Publicity–the impact of Contact Creek
In late August and early September 1942, the soldiers of the 340th and those of the 35th plunged toward each other, and toward the first great climax of the Alaska Highway Project, through the rugged mountains of the Mackenzie-Yukon Drainage area. Their imminent meeting would open the road all the way from Dawson Creek, British Columbia to Whitehorse in Yukon Territory.
On September 1st, the entire 340th —roughly 1,000 men—toiled along the 34 miles of road between the Lower Rancheria River and the Little Rancheria River. The next day the lead elements of the regiment stretched it out; moved 10 miles to just past the Upper Liard River crossing. From there Company A surged through September to Watson Lake and on to Lower Post. Contact Creek lay just 30 miles further east.

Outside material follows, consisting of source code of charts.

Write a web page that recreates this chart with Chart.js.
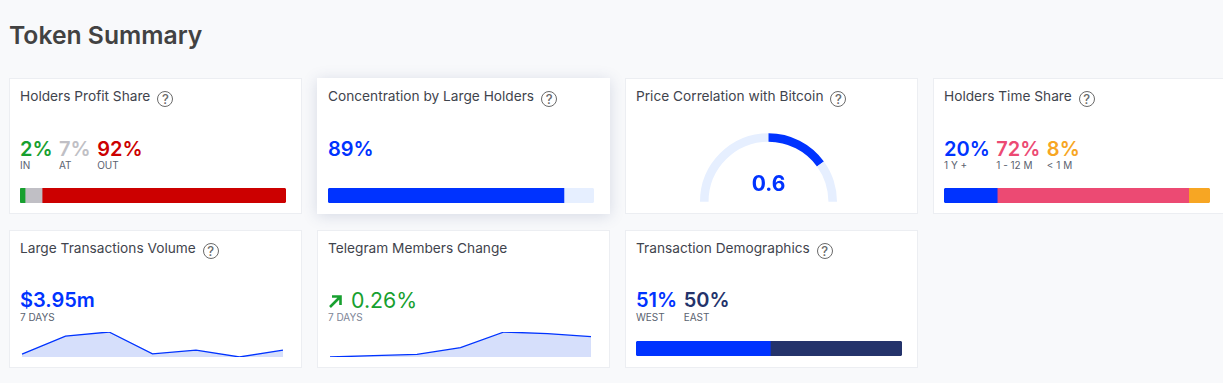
<!DOCTYPE html>
<html>
<head>
<meta charset="utf-8">
<script src="https://cdn.jsdelivr.net/npm/chart.js@4"></script>
<style>
  html, body { margin: 0; padding: 0; background: #f8f9fb; }
  body { position: relative; width: 1223px; height: 383px; overflow: hidden; font-family: Inter, sans-serif; }
  h1 { position: absolute; left: 9px; top: 19px; margin: 0; font-size: 24.7px; line-height: 32px; font-weight: 600; color: #424242; }
  .card { position: absolute; width: 293px; height: 136px; box-sizing: border-box; background: #fff; border: 1px solid #eceef2; }
  .card.row2 { top: 230px; height: 138px; }
  .card.row1 { top: 78px; }
  .card.hover { border-color: #fff; box-shadow: 0 2px 14px rgba(60, 75, 130, .18); }
  .title { position: absolute; left: 10px; top: 8px; font-size: 13.7px; line-height: 18px; font-weight: 400; color: #3f444d; white-space: nowrap; }
  .help { display: inline-block; width: 14px; height: 14px; margin-left: 7px; border: 1.8px solid #6a6a6a; border-radius: 50%; font-size: 13px; line-height: 14px; font-weight: 500; text-align: center; color: #6a6a6a; vertical-align: -3px; }
  .stats { position: absolute; left: 10px; top: 58px; display: flex; gap: 6.5px; }
  .row2 .stats { top: 57px; }
  .stat b { display: block; font-size: 20px; line-height: 24px; font-weight: 600; }
  .stat span { display: block; font-size: 10px; line-height: 11px; margin-top: -1px; color: #5a6270; white-space: nowrap; }
  .row2 .stat span { margin-top: 0; }
  canvas { position: absolute; }
  .gauge-num { position: absolute; left: -3px; width: 100%; top: 93px; text-align: center; font-size: 21px; line-height: 24px; font-weight: 700; color: #0033ff; }
  .arrow { vertical-align: -1px; margin-right: 8px; }
</style>
</head>
<body>
<h1>Token Summary</h1>

<div class="card row1" style="left:9px">
  <div class="title">Holders Profit Share<span class="help">?</span></div>
  <div class="stats" id="profitStats"></div>
  <canvas id="profitBar" style="left:10px;top:109px"></canvas>
</div>
<div class="card row1 hover" style="left:317px">
  <div class="title">Concentration by Large Holders<span class="help">?</span></div>
  <div class="stats" id="concStats"></div>
  <canvas id="concBar" style="left:10px;top:109px"></canvas>
</div>
<div class="card row1" style="left:625px">
  <div class="title">Price Correlation with Bitcoin<span class="help">?</span></div>
  <canvas id="gauge" style="left:74px;top:54px"></canvas>
  <div class="gauge-num" id="gaugeNum"></div>
</div>
<div class="card row1" style="left:933px">
  <div class="title">Holders Time Share<span class="help">?</span></div>
  <div class="stats" id="timeStats"></div>
  <canvas id="timeBar" style="left:10px;top:109px"></canvas>
</div>

<div class="card row2" style="left:9px">
  <div class="title">Large Transactions Volume<span class="help">?</span></div>
  <div class="stats"><div class="stat"><b style="color:#0033ff">$3.95m</b><span>7 DAYS</span></div></div>
  <canvas id="volumeLine" style="left:11px;top:99px"></canvas>
</div>
<div class="card row2" style="left:317px">
  <div class="title">Telegram Members Change</div>
  <div class="stats"><div class="stat"><b style="color:#17a02f;font-weight:400;font-size:21.3px"><svg class="arrow" width="15" height="15" viewBox="0 0 15 15"><path d="M2 13 L12 3 M4 2.5 H12.5 V11" fill="none" stroke="#17a02f" stroke-width="2.6"/></svg>0.26%</b><span style="color:#7d8596">7 DAYS</span></div></div>
  <canvas id="telegramLine" style="left:11px;top:99px"></canvas>
</div>
<div class="card row2" style="left:625px">
  <div class="title">Transaction Demographics<span class="help">?</span></div>
  <div class="stats" id="demoStats"></div>
  <canvas id="demoBar" style="left:10px;top:110px"></canvas>
</div>

<script>
// ---- Data ----
const profitLabels = ['IN', 'AT', 'OUT'];
const profitTexts = ['2%', '7%', '92%'];
const profitValues = [1.9, 6.4, 91.7];
const profitColors = ['#17a02f', '#c0bfc5', '#cc0000'];

const concLabels = ['Large holders', 'Others'];
const concTexts = ['89%'];
const concValues = [88.7, 11.3];
const concColors = ['#0033ff', '#e6efff'];

const gaugeValue = 0.6;
const gaugeParts = [1, 0.6, 0.4]; // -1..0, 0..value, value..1
const gaugeColors = ['#e6efff', '#0033ff', '#e6efff'];

const timeLabels = ['1 Y +', '1 - 12 M', '< 1 M'];
const timeTexts = ['20%', '72%', '8%'];
const timeValues = [20, 72, 8];
const timeColors = ['#0033ff', '#ec4a73', '#f7a623'];

const demoLabels = ['WEST', 'EAST'];
const demoTexts = ['51%', '50%'];
const demoValues = [51, 50];
const demoColors = ['#0033ff', '#24336b'];

const dayLabels = ['D1', 'D2', 'D3', 'D4', 'D5', 'D6', 'D7'];
const volumeValues = [0.18, 1.25, 1.49, 0.2, 0.42, 0.01, 0.42];
const telegramValues = [0, 0.017, 0.034, 0.12, 0.32, 0.30, 0.26];

Chart.defaults.animation = false;
Chart.defaults.responsive = false;

// ---- Stat labels above the bars ----
function fillStats(id, labels, texts, colors) {
  document.getElementById(id).innerHTML = texts.map((t, i) => `
    <div class="stat"><b style="color:${colors[i]}">${t}</b><span>${labels[i].replace('<', '&lt;')}</span></div>`).join('');
}
fillStats('profitStats', profitLabels, profitTexts, profitColors);
fillStats('timeStats', timeLabels, timeTexts, timeColors);
fillStats('demoStats', demoLabels, demoTexts, demoColors);
document.getElementById('concStats').innerHTML =
  `<div class="stat"><b style="color:${concColors[0]}">${concTexts[0]}</b></div>`;
document.getElementById('gaugeNum').textContent = gaugeValue;

// ---- Stacked share bars ----
function shareBar(id, labels, values, colors) {
  const el = document.getElementById(id);
  el.width = 266;
  el.height = 15;
  const last = values.length - 1;
  new Chart(el, {
    type: 'bar',
    data: {
      labels: [''],
      datasets: values.map((v, i) => ({
        label: labels[i],
        data: [v],
        backgroundColor: colors[i],
        borderWidth: 0,
        borderSkipped: false,
        borderRadius: {
          topLeft: i === 0 ? 3 : 0, bottomLeft: i === 0 ? 3 : 0,
          topRight: i === last ? 3 : 0, bottomRight: i === last ? 3 : 0
        },
        barPercentage: 1,
        categoryPercentage: 1
      }))
    },
    options: {
      indexAxis: 'y',
      plugins: { legend: { display: false }, tooltip: { enabled: false } },
      scales: {
        x: { display: false, stacked: true, min: 0, max: values.reduce((a, b) => a + b, 0) },
        y: { display: false, stacked: true }
      }
    }
  });
}
shareBar('profitBar', profitLabels, profitValues, profitColors);
shareBar('concBar', concLabels, concValues, concColors);
shareBar('timeBar', timeLabels, timeValues, timeColors);
shareBar('demoBar', demoLabels, demoValues, demoColors);

// ---- Gauge ----
const gaugeEl = document.getElementById('gauge');
gaugeEl.width = 137;
gaugeEl.height = 69;
new Chart(gaugeEl, {
  type: 'doughnut',
  data: {
    datasets: [{
      data: gaugeParts,
      backgroundColor: gaugeColors,
      borderWidth: 0,
      circumference: 180,
      rotation: -90,
      cutout: '87.5%'
    }]
  },
  options: { plugins: { legend: { display: false }, tooltip: { enabled: false } } }
});

// ---- Sparklines ----
function sparkline(id, values) {
  const el = document.getElementById(id);
  el.width = 263;
  el.height = 29;
  new Chart(el, {
    type: 'line',
    data: {
      labels: dayLabels,
      datasets: [{
        data: values,
        borderColor: '#0033ff',
        borderWidth: 1.3,
        backgroundColor: '#d6dffb',
        fill: 'start',
        pointRadius: 0,
        tension: 0
      }]
    },
    options: {
      layout: { padding: { left: 1, right: 1, top: 2, bottom: 2 } },
      plugins: { legend: { display: false }, tooltip: { enabled: false } },
      scales: {
        x: { display: false },
        y: { display: false, min: Math.min(...values), max: Math.max(...values) }
      }
    }
  });
}
sparkline('volumeLine', volumeValues);
sparkline('telegramLine', telegramValues);
</script>
</body>
</html>
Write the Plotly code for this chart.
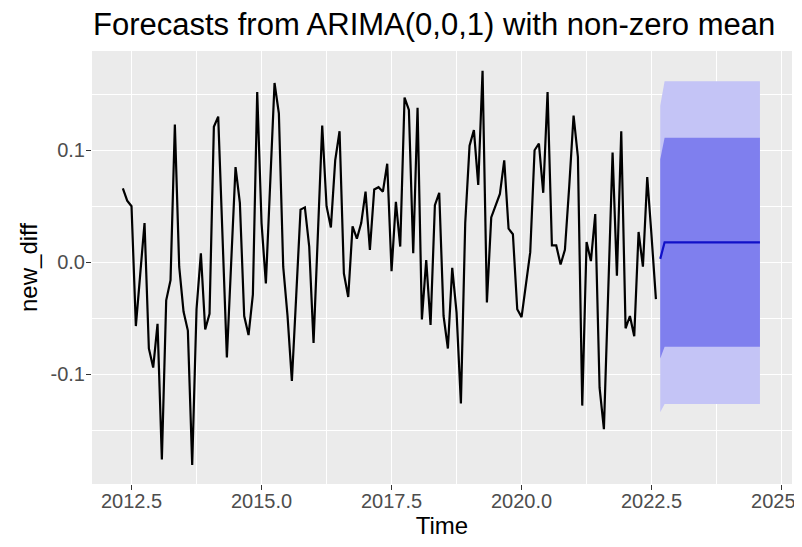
import plotly.graph_objects as go

# ---- data ----
start_year = 2012
start_month = 5
freq = 12
new_diff = [0.066, 0.055, 0.050, -0.057, -0.011, 0.035, -0.077, -0.094, -0.055, -0.176,
            -0.034, -0.016, 0.123, -0.004, -0.044, -0.061, -0.181, -0.042, 0.008, -0.060,
            -0.046, 0.121, 0.130, 0.022, -0.085, 0.000, 0.085, 0.053, -0.048, -0.065,
            -0.029, 0.152, 0.035, -0.019, 0.070, 0.160, 0.133, -0.004, -0.048, -0.106,
            -0.030, 0.047, 0.049, 0.014, -0.072, 0.026, 0.122, 0.050, 0.031, 0.091,
            0.117, -0.010, -0.031, 0.032, 0.021, 0.035, 0.063, 0.011, 0.065, 0.067,
            0.063, 0.088, -0.008, 0.054, 0.014, 0.147, 0.136, 0.008, 0.138, -0.051,
            0.002, -0.056, 0.051, 0.062, -0.048, -0.077, -0.005, -0.045, -0.126, 0.035,
            0.104, 0.118, 0.069, 0.171, -0.036, 0.040, 0.050, 0.061, 0.091, 0.030,
            0.025, -0.042, -0.049, -0.021, 0.009, 0.100, 0.106, 0.062, 0.152, 0.015,
            0.015, -0.002, 0.011, 0.068, 0.131, 0.094, -0.128, 0.018, 0.001, 0.043,
            -0.112, -0.149, -0.025, 0.098, -0.012, 0.117, -0.059, -0.048, -0.066, 0.027,
            -0.004, 0.076, 0.023, -0.033]

fc_mean = [0.003, 0.0178, 0.0178, 0.0178, 0.0178, 0.0178, 0.0178, 0.0178, 0.0178, 0.0178,
           0.0178, 0.0178, 0.0178, 0.0178, 0.0178, 0.0178, 0.0178, 0.0178, 0.0178, 0.0178,
           0.0178, 0.0178, 0.0178, 0.0178]
fc_lo80 = [-0.086, -0.0755, -0.0755, -0.0755, -0.0755, -0.0755, -0.0755, -0.0755, -0.0755, -0.0755,
           -0.0755, -0.0755, -0.0755, -0.0755, -0.0755, -0.0755, -0.0755, -0.0755, -0.0755, -0.0755,
           -0.0755, -0.0755, -0.0755, -0.0755]
fc_hi80 = [0.092, 0.1112, 0.1112, 0.1112, 0.1112, 0.1112, 0.1112, 0.1112, 0.1112, 0.1112,
           0.1112, 0.1112, 0.1112, 0.1112, 0.1112, 0.1112, 0.1112, 0.1112, 0.1112, 0.1112,
           0.1112, 0.1112, 0.1112, 0.1112]
fc_lo95 = [-0.134, -0.1265, -0.1265, -0.1265, -0.1265, -0.1265, -0.1265, -0.1265, -0.1265, -0.1265,
           -0.1265, -0.1265, -0.1265, -0.1265, -0.1265, -0.1265, -0.1265, -0.1265, -0.1265, -0.1265,
           -0.1265, -0.1265, -0.1265, -0.1265]
fc_hi95 = [0.140, 0.1615, 0.1615, 0.1615, 0.1615, 0.1615, 0.1615, 0.1615, 0.1615, 0.1615,
           0.1615, 0.1615, 0.1615, 0.1615, 0.1615, 0.1615, 0.1615, 0.1615, 0.1615, 0.1615,
           0.1615, 0.1615, 0.1615, 0.1615]

x_tick_vals = [2012.5, 2015.0, 2017.5, 2020.0, 2022.5, 2025.0]
x_tick_text = ["2012.5", "2015.0", "2017.5", "2020.0", "2022.5", "2025.0"]
y_tick_vals = [-0.1, 0.0, 0.1]
y_tick_text = ["-0.1", "0.0", "0.1"]

# time index of a monthly ts
t0 = start_year + (start_month - 1) / freq
times = [t0 + i / freq for i in range(len(new_diff))]
t_fc0 = t0 + len(new_diff) / freq
fc_times = [t_fc0 + i / freq for i in range(len(fc_mean))]

FONT = "Liberation Sans, Arial, sans-serif"

# the page body has an 8px margin, so the figure is sized to fill the rest
W, H = 794, 539

fig = go.Figure()
fig.add_trace(go.Scatter(x=fc_times, y=fc_hi95, mode="lines", line=dict(width=0),
                         hoverinfo="skip", showlegend=False))
fig.add_trace(go.Scatter(x=fc_times, y=fc_lo95, mode="lines", line=dict(width=0),
                         fill="tonexty", fillcolor="#C4C4F6", showlegend=False))
fig.add_trace(go.Scatter(x=fc_times, y=fc_hi80, mode="lines", line=dict(width=0),
                         hoverinfo="skip", showlegend=False))
fig.add_trace(go.Scatter(x=fc_times, y=fc_lo80, mode="lines", line=dict(width=0),
                         fill="tonexty", fillcolor="#7F7FEE", showlegend=False))
fig.add_trace(go.Scatter(x=times, y=new_diff, mode="lines",
                         line=dict(color="black", width=2.2), showlegend=False))
fig.add_trace(go.Scatter(x=fc_times, y=fc_mean, mode="lines",
                         line=dict(color="#1010C8", width=2.2), showlegend=False))

fig.update_layout(
    width=W, height=H,
    margin=dict(l=84, r=10, t=43, b=63),
    paper_bgcolor="white", plot_bgcolor="#EBEBEB",
    font=dict(family=FONT, color="black"),
    title=dict(text="Forecasts from ARIMA(0,0,1) with non-zero mean",
               x=85 / W, xref="container", xanchor="left",
               y=1 - 16 / H, yref="container", yanchor="middle",
               font=dict(size=31, color="black", family=FONT)),
    xaxis=dict(range=[2011.74, 2025.2], tickvals=x_tick_vals, ticktext=x_tick_text,
               showgrid=True, gridcolor="white", gridwidth=1.4, zeroline=False,
               ticks="outside", ticklen=5, tickcolor="#333333", tickwidth=1.3,
               ticklabelstandoff=-6, ticklabeloverflow="allow",
               tickfont=dict(size=20, color="#4D4D4D", family=FONT),
               minor=dict(tickvals=[2011.25, 2013.75, 2016.25, 2018.75, 2021.25, 2023.75],
                          showgrid=True, gridcolor="white", gridwidth=0.7, ticks=""),
               title=dict(text="Time", font=dict(size=24, color="black", family=FONT),
                          standoff=4),
               automargin=False, showline=False),
    yaxis=dict(range=[-0.198, 0.1886], tickvals=y_tick_vals, ticktext=y_tick_text,
               showgrid=True, gridcolor="white", gridwidth=1.4, zeroline=False,
               ticks="outside", ticklen=5, tickcolor="#333333", tickwidth=1.3,
               ticklabelstandoff=-3,
               tickfont=dict(size=20, color="#4D4D4D", family=FONT),
               minor=dict(tickvals=[-0.15, -0.05, 0.05, 0.15],
                          showgrid=True, gridcolor="white", gridwidth=0.7, ticks=""),
               title=dict(text="new_diff", font=dict(size=24, color="black", family=FONT),
                          standoff=6),
               automargin=False, showline=False),
)

fig.write_html("out.html")
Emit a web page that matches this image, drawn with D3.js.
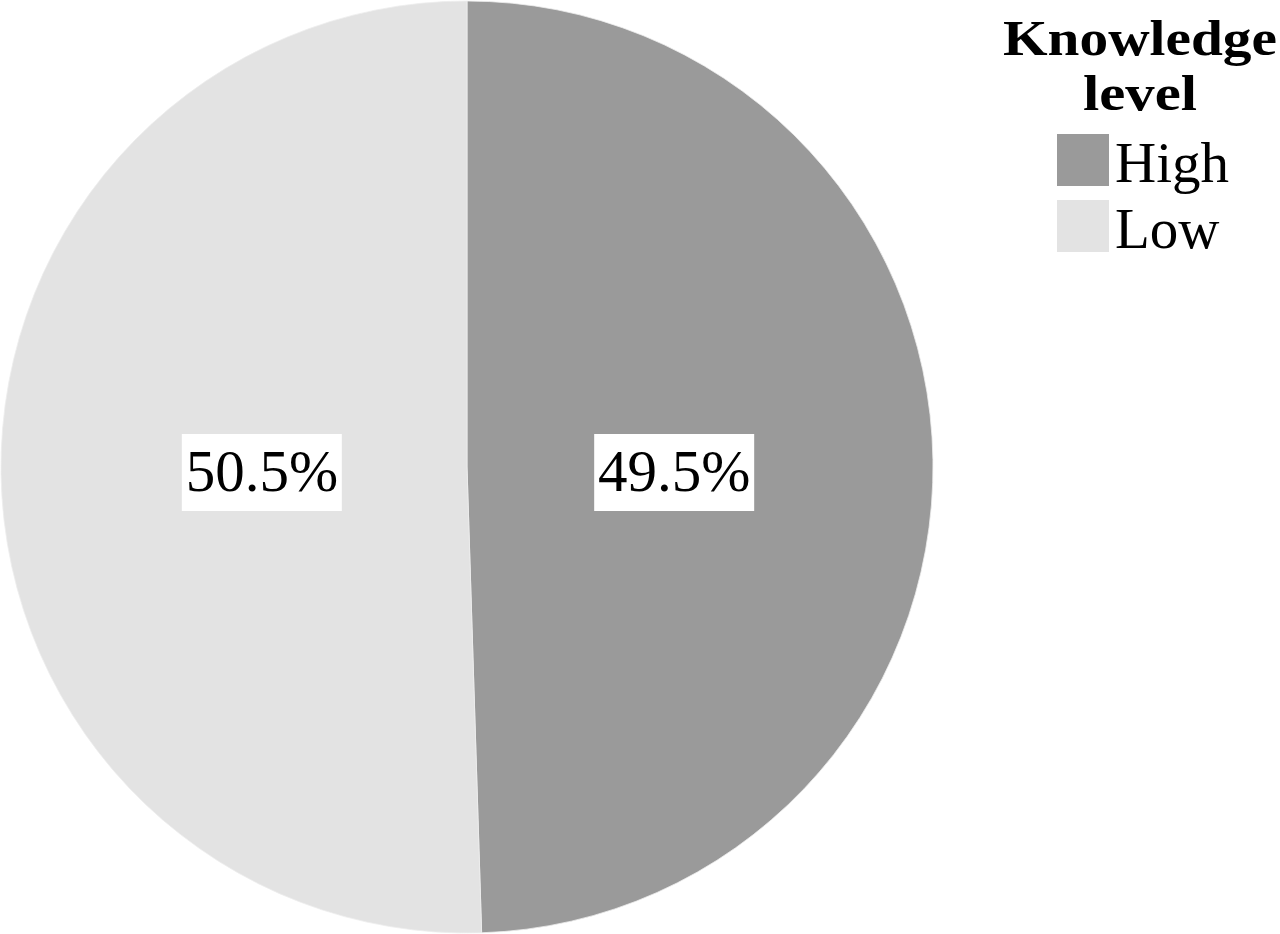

On September 24, an advance crew from Company E loaded a D8 with extra drums of fuel and pushed out ahead to the west bank of Contact Creek. They waited, hearing the dozers of the 35th coming through the woods, engines pounding, closer and closer, until they burst from the thick trees, lumbered down the bank and splashed into the creek.
The men ‘lost it’. From both sides of the little creek, wildly happy soldiers competed to see who could yell the loudest. The woods rang with profane argument about who got there first and who built the most miles. Major McCarty rode the lead dozer from the 35th and Colonel Lyons clambered up on his regiment’s lead dozer. The machines lurched forward until their blades touched.
The road reached from Dawson Creek to Whitehorse.